"Les familles sont passées. Il reste cinq places dans le bus !" A cette annonce d'un interprète, la foire d'empoigne commence derrière les barrières du poste-frontière de Bregana, qui barre le chemin de la Slovénie.
Déjà bien tassés contre les rambardes, les hommes seuls -âgés pour la plupart entre 20 et 40 ans- poussent encore, tendent les bras et interpellent Jamal et Wahel, les deux interprètes arabophones dont tous connaissent désormais le nom.
"Ca fait trois jours que je suis là !", lance un homme aux tempes grisonnantes. "Irakien !" crie un autre, en espérant que sa nationalité sera un sésame pour entrer dans l'espace Schengen.
Face à eux, le regard droit, les policiers slovènes en casques et boucliers guettent tout débordement. Ils repoussent fermement mais sans violence les fougueux qui tentent de passer par-dessus les barrières.
Dimanche, après une nuit sous la pluie -la première de leur exode pour la plupart- les familles ont été évacuées en priorité. La veille, une dizaine de bus avaient déjà emmené des personnes dans la désorganisation, et beaucoup d'entre elles sont restés.

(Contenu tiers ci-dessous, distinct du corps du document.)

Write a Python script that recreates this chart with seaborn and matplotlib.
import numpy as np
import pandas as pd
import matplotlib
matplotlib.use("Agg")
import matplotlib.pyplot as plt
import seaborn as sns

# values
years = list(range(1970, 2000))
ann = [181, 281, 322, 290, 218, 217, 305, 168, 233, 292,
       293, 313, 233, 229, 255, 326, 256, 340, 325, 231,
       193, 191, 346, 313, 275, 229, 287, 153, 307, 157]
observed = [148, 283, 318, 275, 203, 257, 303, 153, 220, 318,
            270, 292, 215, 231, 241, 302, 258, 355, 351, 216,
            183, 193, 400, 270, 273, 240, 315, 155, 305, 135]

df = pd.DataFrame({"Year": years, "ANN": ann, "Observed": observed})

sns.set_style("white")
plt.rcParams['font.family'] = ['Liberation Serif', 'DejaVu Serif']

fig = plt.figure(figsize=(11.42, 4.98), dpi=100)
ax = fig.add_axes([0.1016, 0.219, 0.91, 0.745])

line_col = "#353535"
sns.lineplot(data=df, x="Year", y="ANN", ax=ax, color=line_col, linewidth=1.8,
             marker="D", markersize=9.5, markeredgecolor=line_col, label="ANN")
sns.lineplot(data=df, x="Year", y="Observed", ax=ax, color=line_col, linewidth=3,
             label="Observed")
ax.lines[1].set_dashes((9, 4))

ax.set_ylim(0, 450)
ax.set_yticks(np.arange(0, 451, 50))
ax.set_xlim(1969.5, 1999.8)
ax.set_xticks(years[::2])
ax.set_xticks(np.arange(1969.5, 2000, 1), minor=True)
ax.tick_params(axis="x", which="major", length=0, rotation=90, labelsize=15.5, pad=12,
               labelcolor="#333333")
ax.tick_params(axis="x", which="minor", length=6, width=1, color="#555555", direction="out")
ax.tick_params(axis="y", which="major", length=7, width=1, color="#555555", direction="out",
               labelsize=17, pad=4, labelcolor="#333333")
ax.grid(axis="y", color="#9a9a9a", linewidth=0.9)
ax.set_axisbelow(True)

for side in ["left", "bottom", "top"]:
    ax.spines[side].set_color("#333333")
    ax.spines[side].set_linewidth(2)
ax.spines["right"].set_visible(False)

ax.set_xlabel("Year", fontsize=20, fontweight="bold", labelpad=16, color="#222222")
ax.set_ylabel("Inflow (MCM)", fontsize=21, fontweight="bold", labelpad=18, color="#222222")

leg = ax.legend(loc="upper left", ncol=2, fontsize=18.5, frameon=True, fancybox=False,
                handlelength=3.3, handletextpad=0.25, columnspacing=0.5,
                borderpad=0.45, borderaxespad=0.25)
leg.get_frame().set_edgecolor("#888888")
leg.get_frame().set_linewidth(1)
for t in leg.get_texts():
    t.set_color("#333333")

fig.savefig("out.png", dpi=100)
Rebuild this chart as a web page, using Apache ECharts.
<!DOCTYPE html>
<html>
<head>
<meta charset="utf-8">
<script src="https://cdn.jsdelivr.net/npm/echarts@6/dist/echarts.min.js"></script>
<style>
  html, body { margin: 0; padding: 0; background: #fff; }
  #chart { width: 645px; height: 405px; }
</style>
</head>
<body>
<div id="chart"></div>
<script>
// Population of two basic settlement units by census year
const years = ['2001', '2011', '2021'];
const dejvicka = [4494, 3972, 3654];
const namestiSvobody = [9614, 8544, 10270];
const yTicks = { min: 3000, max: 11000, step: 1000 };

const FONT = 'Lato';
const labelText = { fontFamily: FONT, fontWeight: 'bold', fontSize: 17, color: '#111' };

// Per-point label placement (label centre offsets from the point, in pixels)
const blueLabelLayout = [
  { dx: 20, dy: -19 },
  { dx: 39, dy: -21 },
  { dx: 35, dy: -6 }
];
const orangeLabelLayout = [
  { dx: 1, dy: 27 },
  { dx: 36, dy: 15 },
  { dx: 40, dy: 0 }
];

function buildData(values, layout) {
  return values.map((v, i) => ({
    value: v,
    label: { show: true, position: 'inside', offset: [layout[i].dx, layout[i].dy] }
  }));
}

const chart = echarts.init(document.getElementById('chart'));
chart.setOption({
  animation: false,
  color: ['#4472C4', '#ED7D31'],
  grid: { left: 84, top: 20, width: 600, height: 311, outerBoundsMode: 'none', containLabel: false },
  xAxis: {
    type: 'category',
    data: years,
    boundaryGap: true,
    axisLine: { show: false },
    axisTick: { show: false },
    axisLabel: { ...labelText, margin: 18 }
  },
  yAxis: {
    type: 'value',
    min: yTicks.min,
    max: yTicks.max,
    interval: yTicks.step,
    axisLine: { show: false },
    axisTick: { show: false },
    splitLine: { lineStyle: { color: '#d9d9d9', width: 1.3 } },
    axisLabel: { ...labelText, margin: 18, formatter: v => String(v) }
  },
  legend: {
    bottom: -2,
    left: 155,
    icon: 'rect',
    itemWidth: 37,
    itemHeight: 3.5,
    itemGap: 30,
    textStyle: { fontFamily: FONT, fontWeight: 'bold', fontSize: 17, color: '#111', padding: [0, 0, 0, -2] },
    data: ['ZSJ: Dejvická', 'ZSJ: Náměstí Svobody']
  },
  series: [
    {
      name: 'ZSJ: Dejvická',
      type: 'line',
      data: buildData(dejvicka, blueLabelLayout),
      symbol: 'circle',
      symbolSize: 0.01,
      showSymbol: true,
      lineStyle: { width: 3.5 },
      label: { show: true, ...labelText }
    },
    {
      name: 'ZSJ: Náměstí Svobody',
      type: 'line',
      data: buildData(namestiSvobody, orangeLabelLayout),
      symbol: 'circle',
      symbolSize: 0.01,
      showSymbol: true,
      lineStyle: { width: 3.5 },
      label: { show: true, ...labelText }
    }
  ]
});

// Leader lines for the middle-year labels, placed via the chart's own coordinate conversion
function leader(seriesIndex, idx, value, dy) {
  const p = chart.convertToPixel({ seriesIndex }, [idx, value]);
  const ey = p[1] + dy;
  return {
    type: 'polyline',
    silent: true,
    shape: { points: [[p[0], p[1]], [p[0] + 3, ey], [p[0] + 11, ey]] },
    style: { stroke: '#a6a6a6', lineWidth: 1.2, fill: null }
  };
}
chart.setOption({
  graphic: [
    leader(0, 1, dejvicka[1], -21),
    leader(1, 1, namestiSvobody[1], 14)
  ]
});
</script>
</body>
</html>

Quand, dès 07H30 (05H30 GMT), les migrants ont convergé vers les barrières dans l'espoir d'être parmi les premiers à acccéder à un éventuel bus, les associations présentes ont fait passer le mot: les familles, les femmes et les enfants, pourront passer par une partie spécifique de la barrière qui délimite le poste-frontière.
La quasi-totalité partira par les trois bus qui quittent successivement les lieux avant le début d'après-midi.
Sympathie, exaspération, frustration
Les sortants franchissent le cordon policier avec un grand sourire, puis partagent leur soulagement en embrassades. Certains se retournent pour s'assurer que leurs femmes ou enfants suivent, et reviennent sur leurs pas les appeler quand ce n'est pas le cas.
De l'autre côté des barrières, on applaudit d'abord ces heureux élus qui ont réussi à franchir la frontière. Mais au gré des évacuations, la sympathie laisse place à la frustration et à l'exaspération.
"Il y a une femme et dix personnes avec elle, ils ne sont pas tous de la même famille ! Il faut contrôler les identités !" peste Mostafa, un ingénieur dans le bâtiment irakien.
Il observe la bousculade entre hommes qui s'ensuit. "Ils sont comme des animaux. Rien n'est organisé", soupire-t-il. "Qu'est-ce qu'il faut que je fasse pour passer ? Que je me casse une jambe ?", lance un colosse barbu.
"Ca fait quatre heures que j'attends debout mais je ne peux pas m'éloigner sinon je perds ma place", explique Mohamed, un étudiant en médecine syrien de 22 ans originaire de Homs. Le temps de la phrase, un jeune homme s'est glissé entre lui et son ami, déclenchant une altercation.
Mazin, un Irakien de 60 ans qui montre son crâne enfoncé par des coups de crosse, préfère rester assis à l'écart, résigné.
"Je suis un vieil homme, je ne peux pas aller dans cette cohue", confie ce chrétien qui a quitté son hôtel-restaurant à Bagdad en août. "J'attendrai qu'il y ait moins de monde pour passer du bon côté de la barrière".
Avec la bienveillance des plus jeunes, on lui fraiera finalement un chemin et il attendra l'évacuation suivante, assuré d'être du "bon côté", celui de l'espace Schengen.